Providing Information

Mistakes candidates commit in a resume and during interview.

Common mistakes candidates make in a resume are as follows:

  • Spelling mistakes: Candidates mostly make mistakes in spellings and grammar. Sometimes, even a poor choice of words and misuse of language can make the interviewer feel that the candidate is negligent with work.
  • Font is too small/too large: It is important that the font used in the document is legible. Increasing the font to make sure a particular number of pages of a resume is not a good idea.
  • Leaving out key dates: Including dates on a resume is important. Leaving them out might indicate that the candidate is trying to hide certain information. Sometimes candidates mention only months/years of work experience, which is not advisable.
  • Unprofessional email address: An email id that is professional is vital. Resumes with an email id like cutekid@gmail.com  are an absolute turn off.
  • Using abbreviations: There have been many instances where a candidate uses abbreviations like SLA, AHT, TAT etc. Omitting abbreviations is a good idea.
  • Using the career objective/goals from someone else’s resume: It is important to prepare a resume in one’s own words. Avoid copying objectives and text from other resumes

Common mistakes made by an interviewee during an interview are as follows:

  • Show up late: Being late for a job interview tells your potential employer that you really don’t care enough to make an effort to be on time.
  • Show up unprepared: Most candidates have several days to prepare for a job interview. It is important to freshen up and learn everything one can about the company and job for which one is applying.
  • Attire: When it comes to a job interview, a good first impression is important.
  • Speak badly about an ex-employer: This is one of the biggest mistakes made during interviews. When asked why they are seeking new employment, many candidates will complain about a past employer.
  • Discuss money, time off or annual leaves even before the final offer: While we all work for a salary, speaking to a potential employer about the same in the first round of interview might be premature.
  • Ask no questions: A potential employer wants to know that the candidate is interested in the job. If the candidate does not ask any questions, it gives the interviewer an impression that (s)he does not care.

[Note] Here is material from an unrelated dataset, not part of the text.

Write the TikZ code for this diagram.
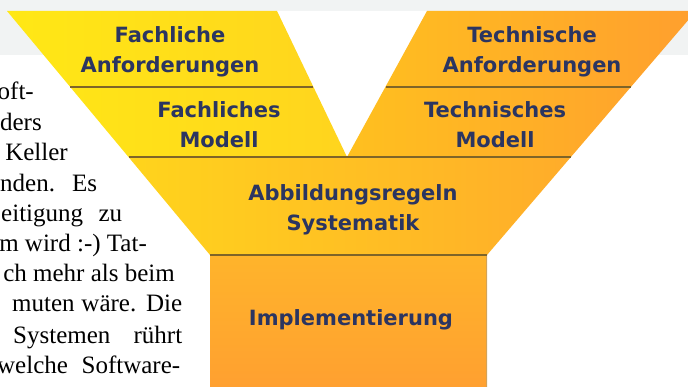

Cover letter when applying for an IT job

A cover letter adds focus to one’s resume. It is like a snapshot of the resume and must be tailored to each job and each employer; hence, holds its importance for an IT job too. It is as important as a resume since the latter is of limited value to an employer, if (s)he doesn’t know what kind of work the individual wants to do. Apart from this, a cover letter also conveys to the employer the type of position being applied for, and exactly how someone is qualified for that position. At times, a cover letter can explain things that the resume cannot. For e.g., if the resume has large gaps in employment history, the candidate is re-entering the job market or changing the focus of career, or relocating and conducting a long-distance job-search, a cover letter can help explain these circumstances in a positive way.